* [Entries shown]
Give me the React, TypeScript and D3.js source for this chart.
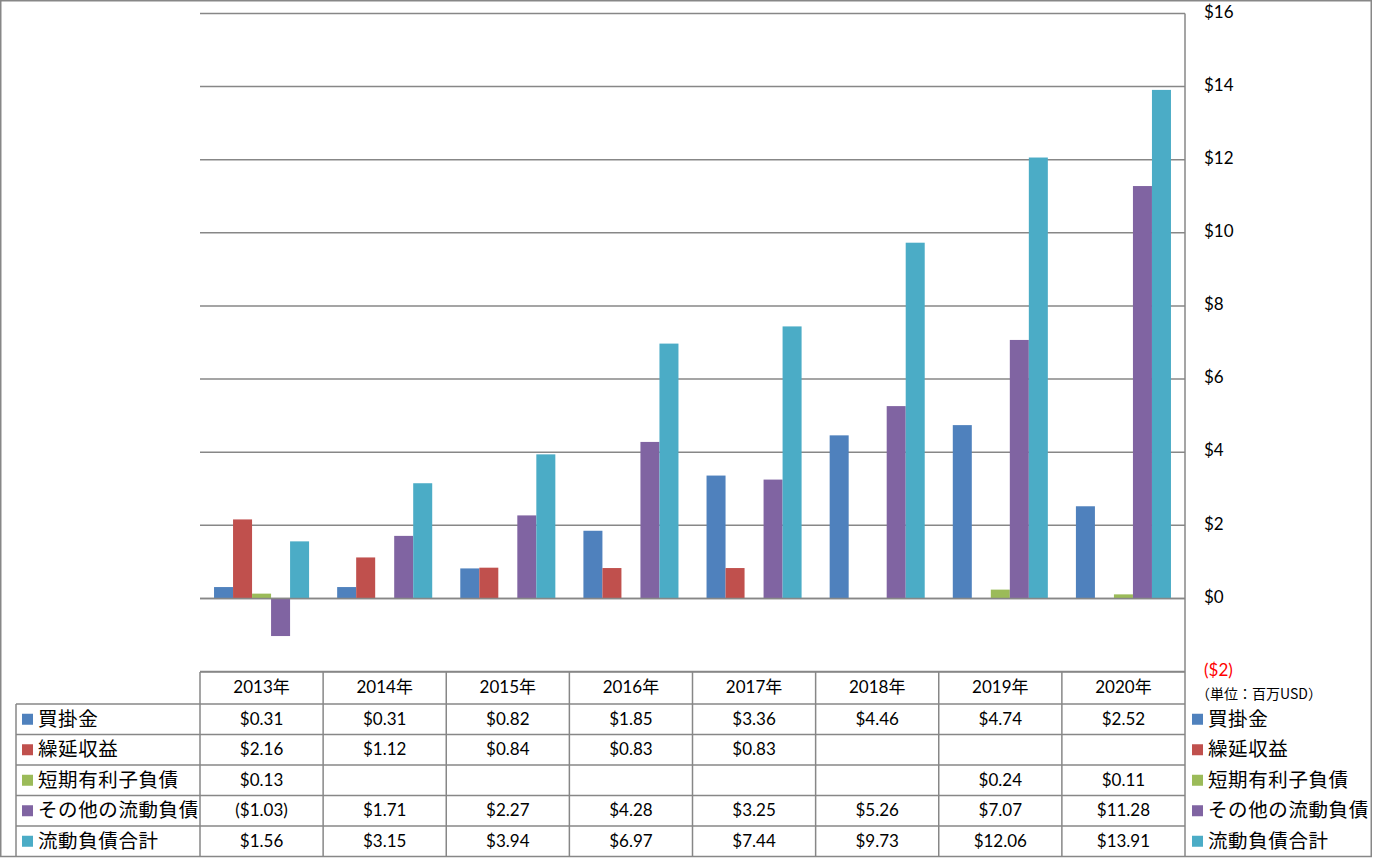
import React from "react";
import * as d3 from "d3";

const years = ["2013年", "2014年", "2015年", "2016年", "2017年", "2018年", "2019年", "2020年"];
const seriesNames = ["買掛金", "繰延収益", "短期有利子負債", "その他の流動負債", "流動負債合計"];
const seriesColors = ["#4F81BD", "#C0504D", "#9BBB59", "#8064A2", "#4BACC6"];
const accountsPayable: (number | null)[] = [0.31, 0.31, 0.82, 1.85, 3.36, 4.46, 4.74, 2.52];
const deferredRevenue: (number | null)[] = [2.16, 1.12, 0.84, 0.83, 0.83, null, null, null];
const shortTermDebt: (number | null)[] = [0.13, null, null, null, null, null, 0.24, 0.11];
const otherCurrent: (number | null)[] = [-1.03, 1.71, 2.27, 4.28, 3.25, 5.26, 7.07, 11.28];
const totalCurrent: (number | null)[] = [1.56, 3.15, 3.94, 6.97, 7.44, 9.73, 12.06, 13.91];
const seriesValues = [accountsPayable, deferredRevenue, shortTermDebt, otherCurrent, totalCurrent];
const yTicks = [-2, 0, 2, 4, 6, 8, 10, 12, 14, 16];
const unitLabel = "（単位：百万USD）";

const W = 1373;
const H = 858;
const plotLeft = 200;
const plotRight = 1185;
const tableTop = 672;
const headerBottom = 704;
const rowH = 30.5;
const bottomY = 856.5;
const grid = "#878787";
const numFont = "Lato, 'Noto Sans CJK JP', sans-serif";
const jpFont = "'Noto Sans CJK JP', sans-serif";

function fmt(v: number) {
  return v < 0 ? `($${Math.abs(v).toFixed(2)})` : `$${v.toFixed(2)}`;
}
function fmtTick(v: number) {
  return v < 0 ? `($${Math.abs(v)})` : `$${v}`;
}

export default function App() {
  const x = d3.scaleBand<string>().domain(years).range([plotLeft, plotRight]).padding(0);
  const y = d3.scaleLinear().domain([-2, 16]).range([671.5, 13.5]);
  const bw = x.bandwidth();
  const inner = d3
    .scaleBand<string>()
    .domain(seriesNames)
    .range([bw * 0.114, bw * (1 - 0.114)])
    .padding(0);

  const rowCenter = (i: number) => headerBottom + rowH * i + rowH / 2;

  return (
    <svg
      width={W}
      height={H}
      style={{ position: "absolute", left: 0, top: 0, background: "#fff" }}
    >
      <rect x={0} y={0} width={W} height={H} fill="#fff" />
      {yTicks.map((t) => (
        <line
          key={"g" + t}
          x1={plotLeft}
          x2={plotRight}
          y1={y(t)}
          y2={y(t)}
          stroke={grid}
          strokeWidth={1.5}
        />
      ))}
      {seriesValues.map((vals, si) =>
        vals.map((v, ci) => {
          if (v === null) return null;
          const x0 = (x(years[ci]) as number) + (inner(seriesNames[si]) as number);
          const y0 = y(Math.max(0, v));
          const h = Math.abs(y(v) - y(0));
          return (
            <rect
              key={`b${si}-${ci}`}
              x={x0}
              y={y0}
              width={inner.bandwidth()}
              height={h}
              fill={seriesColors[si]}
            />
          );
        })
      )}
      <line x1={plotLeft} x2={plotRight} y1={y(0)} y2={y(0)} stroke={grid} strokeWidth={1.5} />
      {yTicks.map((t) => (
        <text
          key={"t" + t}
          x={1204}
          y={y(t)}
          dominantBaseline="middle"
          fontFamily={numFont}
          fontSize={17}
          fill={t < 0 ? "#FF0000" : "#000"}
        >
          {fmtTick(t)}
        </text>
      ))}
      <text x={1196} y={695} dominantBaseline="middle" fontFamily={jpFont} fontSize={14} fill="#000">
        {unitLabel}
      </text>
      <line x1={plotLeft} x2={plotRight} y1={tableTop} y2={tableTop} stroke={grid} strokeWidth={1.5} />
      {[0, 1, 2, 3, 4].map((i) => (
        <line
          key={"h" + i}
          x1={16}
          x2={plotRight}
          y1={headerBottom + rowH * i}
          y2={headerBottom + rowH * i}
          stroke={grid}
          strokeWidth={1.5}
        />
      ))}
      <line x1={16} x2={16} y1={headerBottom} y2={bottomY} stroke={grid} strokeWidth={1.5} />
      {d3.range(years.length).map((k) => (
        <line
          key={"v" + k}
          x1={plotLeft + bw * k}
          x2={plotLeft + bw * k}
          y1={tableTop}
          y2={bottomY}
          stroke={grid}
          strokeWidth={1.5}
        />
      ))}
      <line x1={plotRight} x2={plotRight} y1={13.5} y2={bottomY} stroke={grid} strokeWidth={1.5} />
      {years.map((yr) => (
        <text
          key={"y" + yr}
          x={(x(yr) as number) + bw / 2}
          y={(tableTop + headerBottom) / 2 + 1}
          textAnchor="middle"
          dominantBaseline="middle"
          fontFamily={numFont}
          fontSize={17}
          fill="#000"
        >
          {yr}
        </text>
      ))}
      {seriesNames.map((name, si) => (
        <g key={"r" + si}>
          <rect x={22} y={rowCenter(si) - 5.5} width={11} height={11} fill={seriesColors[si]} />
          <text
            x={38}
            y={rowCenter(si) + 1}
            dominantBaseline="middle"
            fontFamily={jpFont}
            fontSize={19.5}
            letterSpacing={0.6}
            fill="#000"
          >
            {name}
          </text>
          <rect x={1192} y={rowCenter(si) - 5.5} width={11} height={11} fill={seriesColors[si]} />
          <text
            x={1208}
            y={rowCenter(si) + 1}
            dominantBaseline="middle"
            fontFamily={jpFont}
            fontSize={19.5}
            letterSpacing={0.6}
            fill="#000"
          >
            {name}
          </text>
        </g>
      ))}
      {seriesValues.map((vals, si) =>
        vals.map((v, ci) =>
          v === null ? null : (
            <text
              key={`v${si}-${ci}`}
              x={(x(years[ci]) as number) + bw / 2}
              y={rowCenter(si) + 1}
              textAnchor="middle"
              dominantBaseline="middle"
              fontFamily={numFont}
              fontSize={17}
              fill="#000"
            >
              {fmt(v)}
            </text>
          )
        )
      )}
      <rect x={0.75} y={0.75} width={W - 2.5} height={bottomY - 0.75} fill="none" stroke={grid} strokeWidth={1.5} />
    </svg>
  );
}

--

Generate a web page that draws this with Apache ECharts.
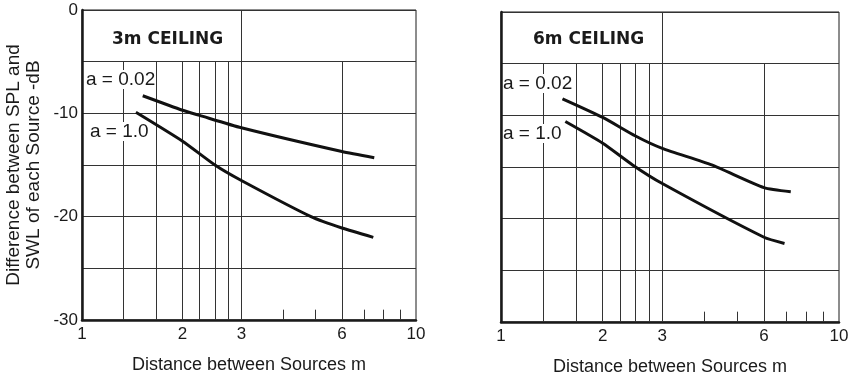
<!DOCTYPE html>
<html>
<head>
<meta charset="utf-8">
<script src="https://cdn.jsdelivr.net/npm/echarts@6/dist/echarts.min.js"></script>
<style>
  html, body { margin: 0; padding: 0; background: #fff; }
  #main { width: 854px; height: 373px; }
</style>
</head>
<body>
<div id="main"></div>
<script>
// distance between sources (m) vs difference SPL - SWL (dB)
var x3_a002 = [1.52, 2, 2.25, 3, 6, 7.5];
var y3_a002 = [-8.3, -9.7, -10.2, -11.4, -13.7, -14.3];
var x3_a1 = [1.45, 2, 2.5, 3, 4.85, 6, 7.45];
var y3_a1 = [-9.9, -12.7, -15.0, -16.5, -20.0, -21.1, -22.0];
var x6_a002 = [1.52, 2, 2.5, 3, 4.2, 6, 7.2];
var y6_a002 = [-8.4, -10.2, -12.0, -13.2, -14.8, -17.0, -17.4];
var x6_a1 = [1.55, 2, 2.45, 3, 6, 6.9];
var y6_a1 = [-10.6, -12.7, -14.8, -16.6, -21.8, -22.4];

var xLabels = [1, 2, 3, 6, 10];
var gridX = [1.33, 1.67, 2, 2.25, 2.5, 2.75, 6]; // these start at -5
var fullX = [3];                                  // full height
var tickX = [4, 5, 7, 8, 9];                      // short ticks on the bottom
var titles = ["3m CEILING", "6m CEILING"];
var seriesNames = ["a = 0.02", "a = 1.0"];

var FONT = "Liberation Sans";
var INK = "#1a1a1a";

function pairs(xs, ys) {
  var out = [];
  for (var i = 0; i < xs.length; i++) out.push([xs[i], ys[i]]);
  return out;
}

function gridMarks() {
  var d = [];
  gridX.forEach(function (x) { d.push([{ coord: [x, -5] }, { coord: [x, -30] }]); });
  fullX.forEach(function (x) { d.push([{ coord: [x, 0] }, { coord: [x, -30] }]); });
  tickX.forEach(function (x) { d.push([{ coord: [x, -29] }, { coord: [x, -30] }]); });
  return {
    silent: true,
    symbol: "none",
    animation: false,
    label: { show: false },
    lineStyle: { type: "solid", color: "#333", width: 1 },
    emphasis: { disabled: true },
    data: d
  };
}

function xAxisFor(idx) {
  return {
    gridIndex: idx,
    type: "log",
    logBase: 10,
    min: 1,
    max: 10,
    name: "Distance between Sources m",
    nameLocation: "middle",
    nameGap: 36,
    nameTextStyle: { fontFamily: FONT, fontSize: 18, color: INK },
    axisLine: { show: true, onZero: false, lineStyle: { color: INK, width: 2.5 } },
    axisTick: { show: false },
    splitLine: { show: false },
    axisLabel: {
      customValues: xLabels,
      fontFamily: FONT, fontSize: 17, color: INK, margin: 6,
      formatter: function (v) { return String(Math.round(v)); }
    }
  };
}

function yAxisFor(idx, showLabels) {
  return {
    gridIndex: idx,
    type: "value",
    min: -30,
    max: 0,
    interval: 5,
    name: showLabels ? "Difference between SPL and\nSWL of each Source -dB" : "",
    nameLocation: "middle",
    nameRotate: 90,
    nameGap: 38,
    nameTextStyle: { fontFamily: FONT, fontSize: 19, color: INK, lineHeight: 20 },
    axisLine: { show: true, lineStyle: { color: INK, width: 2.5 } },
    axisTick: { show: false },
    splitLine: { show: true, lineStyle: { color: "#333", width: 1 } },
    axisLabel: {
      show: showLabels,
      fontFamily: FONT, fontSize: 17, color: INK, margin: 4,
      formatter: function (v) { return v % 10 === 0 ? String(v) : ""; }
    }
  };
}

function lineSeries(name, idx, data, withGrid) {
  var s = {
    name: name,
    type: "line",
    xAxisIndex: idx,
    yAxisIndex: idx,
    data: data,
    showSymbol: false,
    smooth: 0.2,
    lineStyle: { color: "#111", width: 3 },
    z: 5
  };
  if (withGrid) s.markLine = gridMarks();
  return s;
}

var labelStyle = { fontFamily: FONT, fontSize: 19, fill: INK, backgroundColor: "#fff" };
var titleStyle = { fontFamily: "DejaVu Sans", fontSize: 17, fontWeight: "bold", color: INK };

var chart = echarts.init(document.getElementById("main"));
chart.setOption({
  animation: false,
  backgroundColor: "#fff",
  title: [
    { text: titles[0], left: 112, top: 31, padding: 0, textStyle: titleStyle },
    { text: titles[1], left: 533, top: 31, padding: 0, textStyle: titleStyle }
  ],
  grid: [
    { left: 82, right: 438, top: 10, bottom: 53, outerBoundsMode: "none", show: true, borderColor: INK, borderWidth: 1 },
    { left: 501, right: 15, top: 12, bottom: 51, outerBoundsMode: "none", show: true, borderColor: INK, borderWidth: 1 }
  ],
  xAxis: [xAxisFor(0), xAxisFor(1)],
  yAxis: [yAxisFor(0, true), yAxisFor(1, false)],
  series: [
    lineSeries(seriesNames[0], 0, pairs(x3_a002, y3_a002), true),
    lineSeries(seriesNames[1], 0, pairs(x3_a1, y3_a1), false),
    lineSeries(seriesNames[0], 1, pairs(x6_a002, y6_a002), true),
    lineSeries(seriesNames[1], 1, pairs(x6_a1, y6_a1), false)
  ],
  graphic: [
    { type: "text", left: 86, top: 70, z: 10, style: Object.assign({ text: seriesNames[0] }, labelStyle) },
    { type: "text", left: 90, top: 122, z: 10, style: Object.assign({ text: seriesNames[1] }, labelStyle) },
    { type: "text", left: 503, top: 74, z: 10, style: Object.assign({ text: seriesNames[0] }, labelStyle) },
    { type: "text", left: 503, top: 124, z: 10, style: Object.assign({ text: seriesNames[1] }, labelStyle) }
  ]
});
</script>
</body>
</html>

* * *

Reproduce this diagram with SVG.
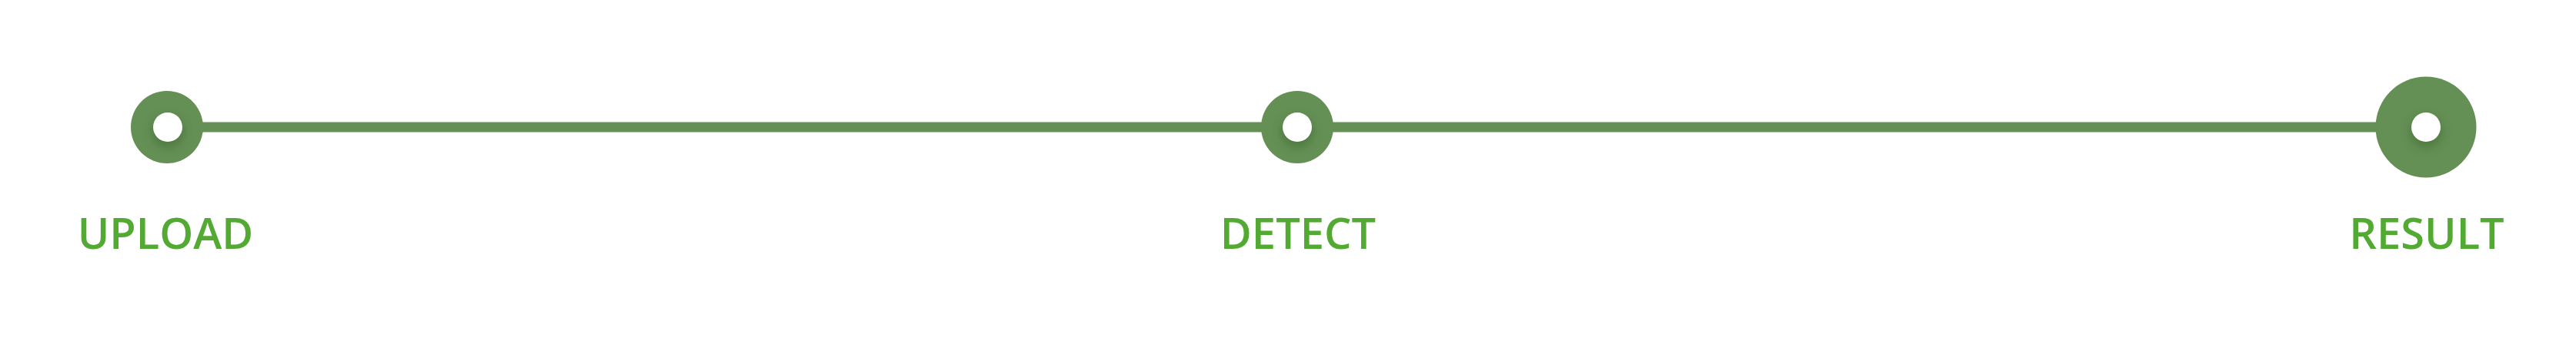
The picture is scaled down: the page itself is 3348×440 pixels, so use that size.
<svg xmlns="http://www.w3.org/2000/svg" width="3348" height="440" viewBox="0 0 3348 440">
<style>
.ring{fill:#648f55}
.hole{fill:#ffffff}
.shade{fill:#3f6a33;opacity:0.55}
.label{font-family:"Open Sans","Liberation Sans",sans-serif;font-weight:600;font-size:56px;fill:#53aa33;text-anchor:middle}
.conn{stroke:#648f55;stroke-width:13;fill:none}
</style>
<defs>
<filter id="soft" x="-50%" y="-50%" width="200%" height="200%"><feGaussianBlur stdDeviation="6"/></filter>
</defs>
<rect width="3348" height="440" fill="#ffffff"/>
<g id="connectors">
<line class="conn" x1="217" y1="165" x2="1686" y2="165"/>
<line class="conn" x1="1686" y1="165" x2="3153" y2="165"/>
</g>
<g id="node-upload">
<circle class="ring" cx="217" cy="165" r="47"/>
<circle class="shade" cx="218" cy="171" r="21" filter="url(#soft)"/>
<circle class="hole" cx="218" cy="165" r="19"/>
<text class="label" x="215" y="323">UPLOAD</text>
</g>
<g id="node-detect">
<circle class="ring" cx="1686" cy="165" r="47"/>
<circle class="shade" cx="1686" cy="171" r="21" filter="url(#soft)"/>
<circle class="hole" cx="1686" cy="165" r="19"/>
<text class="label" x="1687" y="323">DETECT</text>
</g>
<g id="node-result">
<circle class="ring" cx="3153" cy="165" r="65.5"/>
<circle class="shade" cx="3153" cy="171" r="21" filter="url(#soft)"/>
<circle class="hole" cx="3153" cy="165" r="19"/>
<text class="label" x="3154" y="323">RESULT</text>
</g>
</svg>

* [Given request] Word for word, repeat the lines above from the one with "Give me the" through the one with "import * as", and nothing beyond them. Omit the pictures.

* [Reply to the exercise]
Give me the React, TypeScript and D3.js source for this chart.
import React from "react";
import * as d3 from "d3";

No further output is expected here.